Entries from a dataset:
═══

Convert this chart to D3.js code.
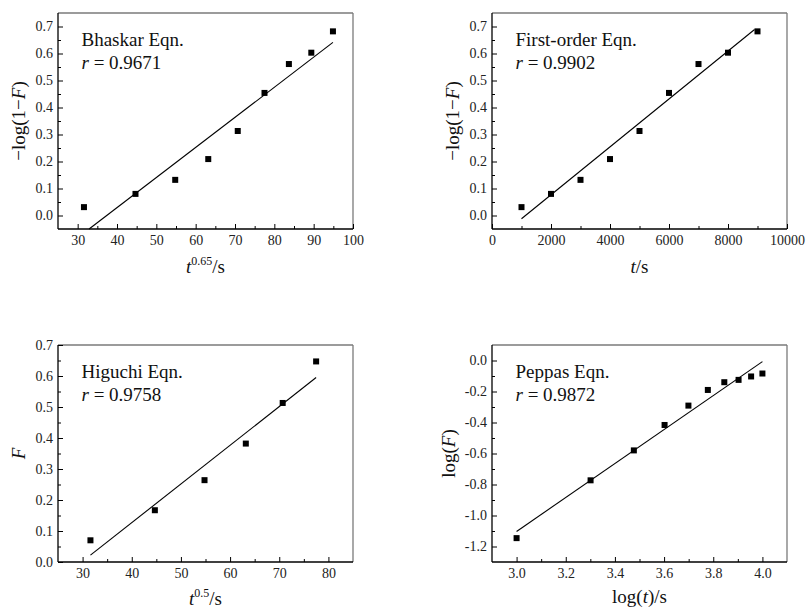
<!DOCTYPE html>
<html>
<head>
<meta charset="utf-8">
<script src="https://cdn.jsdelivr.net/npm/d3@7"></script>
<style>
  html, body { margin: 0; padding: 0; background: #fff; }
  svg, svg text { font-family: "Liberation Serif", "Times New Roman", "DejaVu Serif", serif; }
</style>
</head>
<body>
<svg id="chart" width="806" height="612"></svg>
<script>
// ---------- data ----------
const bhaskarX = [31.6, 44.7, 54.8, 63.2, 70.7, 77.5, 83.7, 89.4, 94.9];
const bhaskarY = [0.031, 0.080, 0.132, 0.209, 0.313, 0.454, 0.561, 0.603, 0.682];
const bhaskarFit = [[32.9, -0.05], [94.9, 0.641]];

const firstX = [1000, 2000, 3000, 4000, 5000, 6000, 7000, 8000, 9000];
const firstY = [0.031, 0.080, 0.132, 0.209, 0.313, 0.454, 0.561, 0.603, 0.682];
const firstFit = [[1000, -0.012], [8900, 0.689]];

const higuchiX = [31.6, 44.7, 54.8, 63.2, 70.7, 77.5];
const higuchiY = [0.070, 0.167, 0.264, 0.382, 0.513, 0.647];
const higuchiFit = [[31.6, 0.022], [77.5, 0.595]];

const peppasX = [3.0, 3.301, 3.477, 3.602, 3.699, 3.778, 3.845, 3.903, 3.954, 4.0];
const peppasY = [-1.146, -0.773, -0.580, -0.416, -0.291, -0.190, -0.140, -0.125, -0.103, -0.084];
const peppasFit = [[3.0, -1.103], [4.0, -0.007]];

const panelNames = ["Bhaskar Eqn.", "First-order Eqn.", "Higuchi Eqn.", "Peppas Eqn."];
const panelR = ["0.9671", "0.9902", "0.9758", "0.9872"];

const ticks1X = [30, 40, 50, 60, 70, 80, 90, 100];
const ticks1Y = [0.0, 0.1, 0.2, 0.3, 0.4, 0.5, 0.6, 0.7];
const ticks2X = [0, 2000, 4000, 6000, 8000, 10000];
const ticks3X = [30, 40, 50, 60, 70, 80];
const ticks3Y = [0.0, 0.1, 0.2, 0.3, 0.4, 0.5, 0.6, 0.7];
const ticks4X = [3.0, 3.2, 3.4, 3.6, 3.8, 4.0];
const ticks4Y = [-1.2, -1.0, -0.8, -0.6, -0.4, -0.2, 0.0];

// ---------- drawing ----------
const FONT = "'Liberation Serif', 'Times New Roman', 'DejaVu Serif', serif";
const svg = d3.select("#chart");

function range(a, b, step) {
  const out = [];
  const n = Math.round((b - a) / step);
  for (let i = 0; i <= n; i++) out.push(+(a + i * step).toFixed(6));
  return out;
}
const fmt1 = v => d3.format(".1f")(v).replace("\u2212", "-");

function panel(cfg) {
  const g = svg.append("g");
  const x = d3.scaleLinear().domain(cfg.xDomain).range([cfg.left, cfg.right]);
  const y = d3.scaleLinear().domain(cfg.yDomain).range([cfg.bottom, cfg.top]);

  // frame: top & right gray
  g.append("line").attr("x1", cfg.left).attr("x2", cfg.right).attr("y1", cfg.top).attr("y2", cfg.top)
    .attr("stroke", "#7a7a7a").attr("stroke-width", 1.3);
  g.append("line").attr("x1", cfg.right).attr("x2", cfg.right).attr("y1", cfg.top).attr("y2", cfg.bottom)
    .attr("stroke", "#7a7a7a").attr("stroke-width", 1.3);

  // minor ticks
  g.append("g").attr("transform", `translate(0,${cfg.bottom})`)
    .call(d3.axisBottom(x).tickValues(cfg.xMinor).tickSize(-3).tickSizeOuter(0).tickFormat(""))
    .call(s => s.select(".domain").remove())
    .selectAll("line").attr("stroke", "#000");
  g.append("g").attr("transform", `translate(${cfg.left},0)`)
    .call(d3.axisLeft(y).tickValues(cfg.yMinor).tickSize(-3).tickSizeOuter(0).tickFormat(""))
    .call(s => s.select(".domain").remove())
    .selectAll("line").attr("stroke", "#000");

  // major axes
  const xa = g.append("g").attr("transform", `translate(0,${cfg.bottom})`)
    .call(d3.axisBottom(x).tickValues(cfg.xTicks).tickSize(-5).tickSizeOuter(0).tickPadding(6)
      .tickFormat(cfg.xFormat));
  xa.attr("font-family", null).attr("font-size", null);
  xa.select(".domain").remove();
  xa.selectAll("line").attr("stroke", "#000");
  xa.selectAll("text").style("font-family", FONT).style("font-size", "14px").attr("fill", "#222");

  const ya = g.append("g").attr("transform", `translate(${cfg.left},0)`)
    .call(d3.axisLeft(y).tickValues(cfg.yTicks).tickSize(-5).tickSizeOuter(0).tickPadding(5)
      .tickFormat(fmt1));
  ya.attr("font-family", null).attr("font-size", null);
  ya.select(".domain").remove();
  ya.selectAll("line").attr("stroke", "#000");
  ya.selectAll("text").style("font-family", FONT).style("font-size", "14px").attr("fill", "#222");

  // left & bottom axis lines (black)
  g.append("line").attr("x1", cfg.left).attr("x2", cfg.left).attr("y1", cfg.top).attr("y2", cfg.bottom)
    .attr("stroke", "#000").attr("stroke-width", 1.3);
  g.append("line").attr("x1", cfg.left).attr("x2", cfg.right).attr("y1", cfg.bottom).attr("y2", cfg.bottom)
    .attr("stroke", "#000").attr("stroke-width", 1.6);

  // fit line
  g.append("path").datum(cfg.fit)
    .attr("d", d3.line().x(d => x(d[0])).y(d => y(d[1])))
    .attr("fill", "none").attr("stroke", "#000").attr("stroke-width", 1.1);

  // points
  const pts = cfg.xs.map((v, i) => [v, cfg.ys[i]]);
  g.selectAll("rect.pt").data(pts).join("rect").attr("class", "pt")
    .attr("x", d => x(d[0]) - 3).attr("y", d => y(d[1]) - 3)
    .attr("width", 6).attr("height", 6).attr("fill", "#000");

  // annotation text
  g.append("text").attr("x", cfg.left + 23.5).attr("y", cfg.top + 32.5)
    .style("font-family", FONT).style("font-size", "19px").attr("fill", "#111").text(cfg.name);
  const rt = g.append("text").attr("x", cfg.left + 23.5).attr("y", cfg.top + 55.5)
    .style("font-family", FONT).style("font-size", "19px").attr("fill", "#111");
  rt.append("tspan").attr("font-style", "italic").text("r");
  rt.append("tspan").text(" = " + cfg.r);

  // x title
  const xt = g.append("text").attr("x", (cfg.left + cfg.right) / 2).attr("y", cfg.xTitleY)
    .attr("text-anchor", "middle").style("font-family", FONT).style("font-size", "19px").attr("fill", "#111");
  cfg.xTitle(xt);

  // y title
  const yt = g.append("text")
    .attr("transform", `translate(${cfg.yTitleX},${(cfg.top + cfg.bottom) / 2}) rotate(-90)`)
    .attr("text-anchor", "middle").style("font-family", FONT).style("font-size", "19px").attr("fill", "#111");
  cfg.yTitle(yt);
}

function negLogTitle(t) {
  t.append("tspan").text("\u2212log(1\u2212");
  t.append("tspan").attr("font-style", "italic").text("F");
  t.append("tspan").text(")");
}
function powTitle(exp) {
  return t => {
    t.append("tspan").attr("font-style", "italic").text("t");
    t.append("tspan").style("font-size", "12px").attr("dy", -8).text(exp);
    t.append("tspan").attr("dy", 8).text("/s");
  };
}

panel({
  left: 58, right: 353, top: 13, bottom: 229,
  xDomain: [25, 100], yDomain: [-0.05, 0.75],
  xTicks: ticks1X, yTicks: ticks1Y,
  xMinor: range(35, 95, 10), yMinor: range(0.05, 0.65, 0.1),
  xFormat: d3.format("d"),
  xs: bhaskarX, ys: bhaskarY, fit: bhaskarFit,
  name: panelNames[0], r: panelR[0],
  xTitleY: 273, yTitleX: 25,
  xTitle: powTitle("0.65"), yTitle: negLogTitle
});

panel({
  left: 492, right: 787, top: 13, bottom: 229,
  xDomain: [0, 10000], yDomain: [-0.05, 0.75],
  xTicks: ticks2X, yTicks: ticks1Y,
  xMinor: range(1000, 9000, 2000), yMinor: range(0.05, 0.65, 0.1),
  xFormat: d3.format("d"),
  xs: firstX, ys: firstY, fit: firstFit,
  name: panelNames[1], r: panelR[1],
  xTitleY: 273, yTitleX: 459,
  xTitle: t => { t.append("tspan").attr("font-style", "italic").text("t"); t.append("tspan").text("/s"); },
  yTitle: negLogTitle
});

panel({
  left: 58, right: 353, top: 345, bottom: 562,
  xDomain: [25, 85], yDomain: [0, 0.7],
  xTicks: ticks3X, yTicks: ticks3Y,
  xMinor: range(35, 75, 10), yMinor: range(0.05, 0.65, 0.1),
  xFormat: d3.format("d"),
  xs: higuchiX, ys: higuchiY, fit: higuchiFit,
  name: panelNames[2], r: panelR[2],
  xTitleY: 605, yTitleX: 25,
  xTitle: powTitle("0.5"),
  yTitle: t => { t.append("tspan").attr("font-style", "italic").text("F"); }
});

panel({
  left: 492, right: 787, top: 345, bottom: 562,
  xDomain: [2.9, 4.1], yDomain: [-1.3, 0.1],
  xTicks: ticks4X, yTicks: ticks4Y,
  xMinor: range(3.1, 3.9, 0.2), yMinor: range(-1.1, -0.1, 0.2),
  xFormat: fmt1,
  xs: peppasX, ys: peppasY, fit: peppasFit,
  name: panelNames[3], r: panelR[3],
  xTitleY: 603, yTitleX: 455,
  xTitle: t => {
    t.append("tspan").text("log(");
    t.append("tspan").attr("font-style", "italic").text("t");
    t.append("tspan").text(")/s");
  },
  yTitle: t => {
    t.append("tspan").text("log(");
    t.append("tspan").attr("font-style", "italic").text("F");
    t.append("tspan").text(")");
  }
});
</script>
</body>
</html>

═══

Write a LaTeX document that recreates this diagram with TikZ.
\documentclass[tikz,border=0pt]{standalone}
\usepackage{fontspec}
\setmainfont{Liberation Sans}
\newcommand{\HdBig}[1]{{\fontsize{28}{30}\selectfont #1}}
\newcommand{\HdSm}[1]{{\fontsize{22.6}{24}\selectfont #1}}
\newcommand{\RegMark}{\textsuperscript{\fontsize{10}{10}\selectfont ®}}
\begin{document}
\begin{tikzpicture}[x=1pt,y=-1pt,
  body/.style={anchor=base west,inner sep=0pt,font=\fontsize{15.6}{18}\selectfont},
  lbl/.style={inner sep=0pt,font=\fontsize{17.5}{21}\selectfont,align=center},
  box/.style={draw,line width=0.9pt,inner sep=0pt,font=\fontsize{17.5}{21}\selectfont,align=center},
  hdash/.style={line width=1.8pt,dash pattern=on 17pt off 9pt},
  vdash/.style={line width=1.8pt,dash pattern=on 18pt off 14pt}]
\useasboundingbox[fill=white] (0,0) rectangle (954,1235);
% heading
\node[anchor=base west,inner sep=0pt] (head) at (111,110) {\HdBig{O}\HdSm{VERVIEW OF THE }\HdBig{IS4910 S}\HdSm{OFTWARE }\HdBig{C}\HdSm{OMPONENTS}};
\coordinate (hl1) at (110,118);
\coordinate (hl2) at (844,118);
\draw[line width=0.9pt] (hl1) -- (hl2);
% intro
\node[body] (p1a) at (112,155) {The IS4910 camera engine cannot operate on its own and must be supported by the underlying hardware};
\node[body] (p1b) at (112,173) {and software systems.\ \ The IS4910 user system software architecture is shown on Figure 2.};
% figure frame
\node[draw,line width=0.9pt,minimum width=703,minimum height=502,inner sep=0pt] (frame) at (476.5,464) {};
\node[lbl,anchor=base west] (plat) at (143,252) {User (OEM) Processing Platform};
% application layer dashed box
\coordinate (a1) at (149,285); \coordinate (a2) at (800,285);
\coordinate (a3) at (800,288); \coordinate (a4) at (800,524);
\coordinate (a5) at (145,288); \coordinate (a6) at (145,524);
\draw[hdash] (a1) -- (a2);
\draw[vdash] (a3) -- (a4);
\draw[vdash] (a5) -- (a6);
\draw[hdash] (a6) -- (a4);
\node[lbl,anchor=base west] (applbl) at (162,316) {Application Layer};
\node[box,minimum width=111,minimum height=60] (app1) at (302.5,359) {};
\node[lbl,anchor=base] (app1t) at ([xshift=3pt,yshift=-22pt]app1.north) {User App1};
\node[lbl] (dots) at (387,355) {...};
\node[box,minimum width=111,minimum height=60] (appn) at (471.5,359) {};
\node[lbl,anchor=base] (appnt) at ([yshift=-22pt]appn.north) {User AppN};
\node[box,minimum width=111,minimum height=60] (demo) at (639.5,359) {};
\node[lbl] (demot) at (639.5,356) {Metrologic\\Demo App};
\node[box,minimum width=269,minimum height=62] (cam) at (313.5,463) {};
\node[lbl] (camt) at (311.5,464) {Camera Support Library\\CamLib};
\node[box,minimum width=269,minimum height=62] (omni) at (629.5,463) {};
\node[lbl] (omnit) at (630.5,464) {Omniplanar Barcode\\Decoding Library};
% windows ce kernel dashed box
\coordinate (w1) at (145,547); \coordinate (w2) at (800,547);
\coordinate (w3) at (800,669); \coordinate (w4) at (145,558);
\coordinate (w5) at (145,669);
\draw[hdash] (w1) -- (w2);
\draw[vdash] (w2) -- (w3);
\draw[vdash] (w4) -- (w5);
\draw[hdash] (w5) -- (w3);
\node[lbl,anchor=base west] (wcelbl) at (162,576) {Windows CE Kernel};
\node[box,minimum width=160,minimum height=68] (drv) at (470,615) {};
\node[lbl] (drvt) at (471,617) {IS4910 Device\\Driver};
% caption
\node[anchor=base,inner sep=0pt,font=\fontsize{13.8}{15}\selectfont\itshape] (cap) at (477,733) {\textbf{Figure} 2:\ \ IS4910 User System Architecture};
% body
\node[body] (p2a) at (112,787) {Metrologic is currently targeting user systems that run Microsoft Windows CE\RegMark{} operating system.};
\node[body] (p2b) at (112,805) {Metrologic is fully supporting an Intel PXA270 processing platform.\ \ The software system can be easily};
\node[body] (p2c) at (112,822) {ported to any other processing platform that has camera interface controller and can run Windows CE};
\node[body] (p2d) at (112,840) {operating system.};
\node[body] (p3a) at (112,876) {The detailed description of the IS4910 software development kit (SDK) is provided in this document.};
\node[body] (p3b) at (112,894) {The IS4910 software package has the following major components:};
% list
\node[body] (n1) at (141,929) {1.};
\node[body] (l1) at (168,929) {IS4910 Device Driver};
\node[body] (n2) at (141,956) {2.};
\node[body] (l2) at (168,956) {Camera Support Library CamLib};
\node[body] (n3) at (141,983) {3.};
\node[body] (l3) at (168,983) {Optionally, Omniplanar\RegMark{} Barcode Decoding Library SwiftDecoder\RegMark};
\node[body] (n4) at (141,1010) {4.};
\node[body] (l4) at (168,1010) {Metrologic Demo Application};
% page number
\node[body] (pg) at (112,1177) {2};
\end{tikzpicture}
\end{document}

═══

Find and copy each line above that includes the string "this".

▸ **EXERCISE SOLUTION**
Convert this chart to D3.js code.
Write a LaTeX document that recreates this diagram with TikZ.
\node[body] (p3a) at (112,876) {The detailed description of the IS4910 software development kit (SDK) is provided in this document.};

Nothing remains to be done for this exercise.